▶ _Short exercise_:
Leaving out every picture, retype the lines below from the top through the one that contains "(0,0) rectangle (870,431);".

□ □ □ □ □

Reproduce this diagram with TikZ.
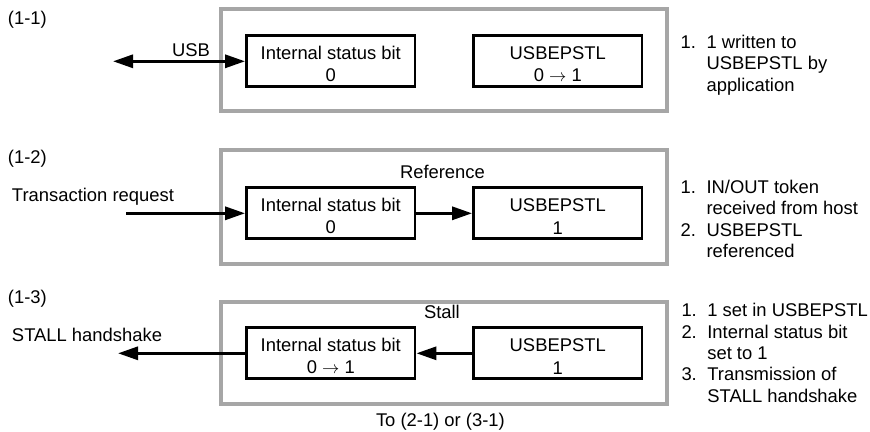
\documentclass[tikz,border=0pt]{standalone}
\usepackage{fontspec}
\setmainfont{Liberation Sans}
\usetikzlibrary{arrows.meta}
\definecolor{framegray}{HTML}{A6A6A6}
\newcommand{\liftline}{\rule{0pt}{18.8pt}}
\begin{document}
\begin{tikzpicture}[x=1pt,y=-1pt,
  every node/.style={font=\fontsize{18.4}{22.7}\selectfont, inner sep=0pt, outer sep=0pt},
  frame/.style={draw=framegray, line width=4.3pt, minimum width=446pt},
  regbox/.style={draw=black, line width=2.8pt, minimum width=168.5pt, minimum height=51pt, align=center, outer sep=1.4pt},
  conn/.style={line width=3pt, -{Triangle[length=20pt,width=13pt]}},
  biconn/.style={line width=3pt, {Triangle[length=20pt,width=13pt]}-{Triangle[length=20pt,width=13pt]}},
  lbl/.style={anchor=base west},
  note/.style={anchor=base west, font=\fontsize{18.4}{21.3}\selectfont},
]
\useasboundingbox (0,0) rectangle (870,431);

% ---------- (1-1)
\node[frame, minimum height=102pt] (f1) at (444,60) {};
\node[regbox] (a1) at (330.75,61.3) {\liftline Internal status bit\\0};
\node[regbox] (b1) at (557.75,61.3) {\liftline USBEPSTL\\0 $\rightarrow$ 1};
\coordinate (u1) at (113,61.3);
\draw[biconn] (u1) -- (a1.west);
\node[lbl] (t11) at (8,24.5) {(1-1)};
\node[anchor=base east] (usb) at (210,56) {USB};
\node[note] (n1) at (680.7,48.5) {\begin{tabular}[t]{@{}l@{\hspace{10.5pt}}l@{}}1. & 1 written to\\ & USBEPSTL by\\ & application\end{tabular}};

% ---------- (1-2)
\node[frame, minimum height=114.5pt] (f2) at (444,207) {};
\node[regbox] (a2) at (330.75,213.3) {\liftline Internal status bit\\0};
\node[regbox] (b2) at (557.75,213.3) {\liftline USBEPSTL\\1};
\coordinate (u2) at (126,213.3);
\draw[conn] (u2) -- (a2.west);
\draw[conn] (a2.east) -- (b2.west);
\node[lbl] (t12) at (8,163.5) {(1-2)};
\node[lbl] (tr) at (12,201) {Transaction request};
\node[lbl] (ref) at (400,178) {Reference};
\node[note] (n2) at (680.7,193.5) {\begin{tabular}[t]{@{}l@{\hspace{10.5pt}}l@{}}1. & IN/OUT token\\ & received from host\\ 2. & USBEPSTL\\ & referenced\end{tabular}};

% ---------- (1-3)
\node[frame, minimum height=102pt] (f3) at (444,353) {};
\node[regbox] (a3) at (330.75,353.3) {\liftline Internal status bit\\0 $\rightarrow$ 1};
\node[regbox] (b3) at (557.75,353.3) {\liftline USBEPSTL\\1};
\coordinate (u3) at (118,353.3);
\draw[conn] (b3.west) -- (a3.east);
\draw[conn] (a3.west) -- (u3);
\node[lbl] (t13) at (8,303.5) {(1-3)};
\node[lbl] (sh) at (12,341) {STALL handshake};
\node[lbl] (stall) at (424,318) {Stall};
\node[lbl] (to) at (376,426) {To (2-1) or (3-1)};
\node[note] (n3) at (681.5,316.8) {\begin{tabular}[t]{@{}l@{\hspace{10.5pt}}l@{}}1. & 1 set in USBEPSTL\\ 2. & Internal status bit\\ & set to 1\\ 3. & Transmission of\\ & STALL handshake\end{tabular}};
\end{tikzpicture}
\end{document}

□ □ □ □ □

▶ _Exercise solution_:
Reproduce this diagram with TikZ.
\documentclass[tikz,border=0pt]{standalone}
\usepackage{fontspec}
\setmainfont{Liberation Sans}
\usetikzlibrary{arrows.meta}
\definecolor{framegray}{HTML}{A6A6A6}
\newcommand{\liftline}{\rule{0pt}{18.8pt}}
\begin{document}
\begin{tikzpicture}[x=1pt,y=-1pt,
  every node/.style={font=\fontsize{18.4}{22.7}\selectfont, inner sep=0pt, outer sep=0pt},
  frame/.style={draw=framegray, line width=4.3pt, minimum width=446pt},
  regbox/.style={draw=black, line width=2.8pt, minimum width=168.5pt, minimum height=51pt, align=center, outer sep=1.4pt},
  conn/.style={line width=3pt, -{Triangle[length=20pt,width=13pt]}},
  biconn/.style={line width=3pt, {Triangle[length=20pt,width=13pt]}-{Triangle[length=20pt,width=13pt]}},
  lbl/.style={anchor=base west},
  note/.style={anchor=base west, font=\fontsize{18.4}{21.3}\selectfont},
]
\useasboundingbox (0,0) rectangle (870,431);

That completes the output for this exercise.